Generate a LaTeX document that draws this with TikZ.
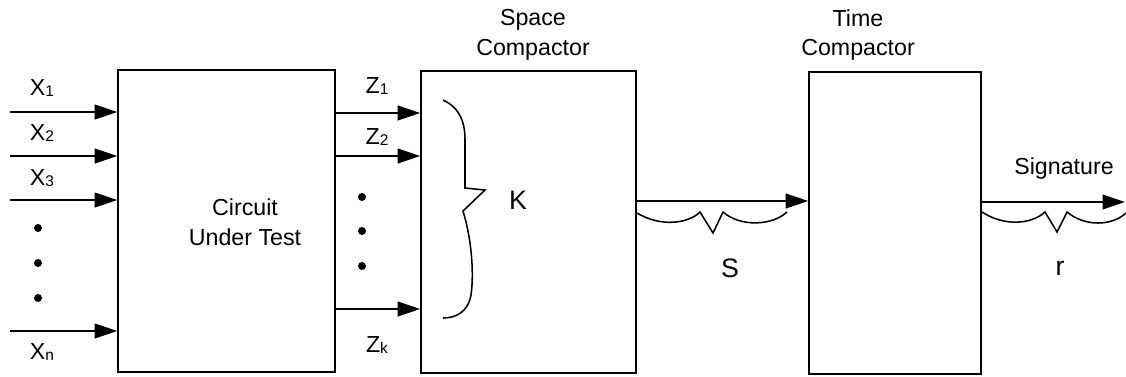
\documentclass[tikz,border=0pt]{standalone}
\usepackage{fontspec}
\setmainfont{Liberation Sans}
\usepackage{tikz}
\usetikzlibrary{arrows.meta,positioning,calc}
\newcommand{\lsub}[1]{\raisebox{-1.2pt}{\fontsize{11}{12}\selectfont#1}}

\begin{document}
\begin{tikzpicture}[x=0.025cm,y=-0.025cm,font=\fontsize{16.5}{21}\selectfont,
  blk/.style={draw,line width=1.1pt,inner sep=0pt},
  sig/.style={line width=1.1pt,-{Triangle[length=16pt,width=10.5pt]}},
  brc/.style={line width=1.1pt,line join=miter},
  lbl/.style={inner sep=0pt,align=center}]
\useasboundingbox (0,0) rectangle (1126,376);
% blocks
\node[blk,minimum width=217*0.025cm,minimum height=302*0.025cm] (cut) at (226.5,221) {};
\node[blk,minimum width=215*0.025cm,minimum height=302*0.025cm] (spc) at (528.5,222) {};
\node[blk,minimum width=172*0.025cm,minimum height=302*0.025cm] (tim) at (895,223) {};
\node[lbl] (cutl) at (245,222) {Circuit\\Under Test};
\node[lbl] (spcl) at (533,35) {Space\\Compactor};
\node[lbl] (timl) at (858,35) {Time\\Compactor};
% inputs
\coordinate (x1) at (10,112);
\coordinate (x2) at (10,156);
\coordinate (x3) at (10,200);
\coordinate (xn) at (10,331);
\foreach \i in {x1,x2,x3,xn}
  \draw[sig] (\i) -- (\i -| cut.west);
\node[lbl] (lx1) at (42,88) {X\lsub{1}};
\node[lbl] (lx2) at (42,133) {X\lsub{2}};
\node[lbl] (lx3) at (42,178) {X\lsub{3}};
\node[lbl] (lxn) at (42,352) {X\lsub{n}};
\foreach \y in {228,263,298}
  \fill (38,\y) circle (4);
% outputs of the circuit
\coordinate (z1) at (421,113);
\coordinate (z2) at (421,156);
\coordinate (zk) at (421,309);
\foreach \i in {z1,z2,zk}
  \draw[sig] (cut.east |- \i) -- (spc.west |- \i);
\node[lbl] (lz1) at (377,86) {Z\lsub{1}};
\node[lbl] (lz2) at (377,137) {Z\lsub{2}};
\node[lbl] (lzk) at (377,345) {Z\lsub{k}};
\foreach \y in {197,231,266}
  \fill (362,\y) circle (4);
% brace K
\draw[brc] (443,100) .. controls (460,108) and (465,122) .. (465,140) -- (465,188)
  -- (485,190) -- (463,211) .. controls (472,240) and (474,275) .. (471,295)
  .. controls (468,312) and (456,318) .. (443,318);
\node[lbl] (k) at (518,200) {\fontsize{19}{21}\selectfont K};
% S bus
\coordinate (s) at (636,201);
\draw[sig] (spc.east |- s) -- (tim.west |- s);
\draw[brc] (637,213) .. controls (660,227) and (688,224) .. (700,212) -- (713,233)
  -- (723,212) .. controls (740,227) and (772,226) .. (787,212);
\node[lbl] (sl) at (730,268) {\fontsize{19}{21}\selectfont S};
% signature
\coordinate (r) at (1125,202);
\draw[sig] (tim.east |- r) -- (r);
\draw[brc] (982,212) .. controls (1005,227) and (1032,224) .. (1045,212) -- (1057,232)
  -- (1067,212) .. controls (1085,227) and (1112,226) .. (1126,213);
\node[lbl] (sgl) at (1064,168) {Signature};
\node[lbl] (rl) at (1060,268) {\fontsize{19}{21}\selectfont r};
\end{tikzpicture}
\end{document}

_ _ _

● **TASK**: Reproduce all of the data exactly; the pictures do not belong in the copy.

● **TASK OUTPUT**:
Generate a LaTeX document that draws this with TikZ.
\documentclass[tikz,border=0pt]{standalone}
\usepackage{fontspec}
\setmainfont{Liberation Sans}
\usepackage{tikz}
\usetikzlibrary{arrows.meta,positioning,calc}
\newcommand{\lsub}[1]{\raisebox{-1.2pt}{\fontsize{11}{12}\selectfont#1}}

\begin{document}
\begin{tikzpicture}[x=0.025cm,y=-0.025cm,font=\fontsize{16.5}{21}\selectfont,
  blk/.style={draw,line width=1.1pt,inner sep=0pt},
  sig/.style={line width=1.1pt,-{Triangle[length=16pt,width=10.5pt]}},
  brc/.style={line width=1.1pt,line join=miter},
  lbl/.style={inner sep=0pt,align=center}]
\useasboundingbox (0,0) rectangle (1126,376);
% blocks
\node[blk,minimum width=217*0.025cm,minimum height=302*0.025cm] (cut) at (226.5,221) {};
\node[blk,minimum width=215*0.025cm,minimum height=302*0.025cm] (spc) at (528.5,222) {};
\node[blk,minimum width=172*0.025cm,minimum height=302*0.025cm] (tim) at (895,223) {};
\node[lbl] (cutl) at (245,222) {Circuit\\Under Test};
\node[lbl] (spcl) at (533,35) {Space\\Compactor};
\node[lbl] (timl) at (858,35) {Time\\Compactor};
% inputs
\coordinate (x1) at (10,112);
\coordinate (x2) at (10,156);
\coordinate (x3) at (10,200);
\coordinate (xn) at (10,331);
\foreach \i in {x1,x2,x3,xn}
  \draw[sig] (\i) -- (\i -| cut.west);
\node[lbl] (lx1) at (42,88) {X\lsub{1}};
\node[lbl] (lx2) at (42,133) {X\lsub{2}};
\node[lbl] (lx3) at (42,178) {X\lsub{3}};
\node[lbl] (lxn) at (42,352) {X\lsub{n}};
\foreach \y in {228,263,298}
  \fill (38,\y) circle (4);
% outputs of the circuit
\coordinate (z1) at (421,113);
\coordinate (z2) at (421,156);
\coordinate (zk) at (421,309);
\foreach \i in {z1,z2,zk}
  \draw[sig] (cut.east |- \i) -- (spc.west |- \i);
\node[lbl] (lz1) at (377,86) {Z\lsub{1}};
\node[lbl] (lz2) at (377,137) {Z\lsub{2}};
\node[lbl] (lzk) at (377,345) {Z\lsub{k}};
\foreach \y in {197,231,266}
  \fill (362,\y) circle (4);
% brace K
\draw[brc] (443,100) .. controls (460,108) and (465,122) .. (465,140) -- (465,188)
  -- (485,190) -- (463,211) .. controls (472,240) and (474,275) .. (471,295)
  .. controls (468,312) and (456,318) .. (443,318);
\node[lbl] (k) at (518,200) {\fontsize{19}{21}\selectfont K};
% S bus
\coordinate (s) at (636,201);
\draw[sig] (spc.east |- s) -- (tim.west |- s);
\draw[brc] (637,213) .. controls (660,227) and (688,224) .. (700,212) -- (713,233)
  -- (723,212) .. controls (740,227) and (772,226) .. (787,212);
\node[lbl] (sl) at (730,268) {\fontsize{19}{21}\selectfont S};
% signature
\coordinate (r) at (1125,202);
\draw[sig] (tim.east |- r) -- (r);
\draw[brc] (982,212) .. controls (1005,227) and (1032,224) .. (1045,212) -- (1057,232)
  -- (1067,212) .. controls (1085,227) and (1112,226) .. (1126,213);
\node[lbl] (sgl) at (1064,168) {Signature};
\node[lbl] (rl) at (1060,268) {\fontsize{19}{21}\selectfont r};
\end{tikzpicture}
\end{document}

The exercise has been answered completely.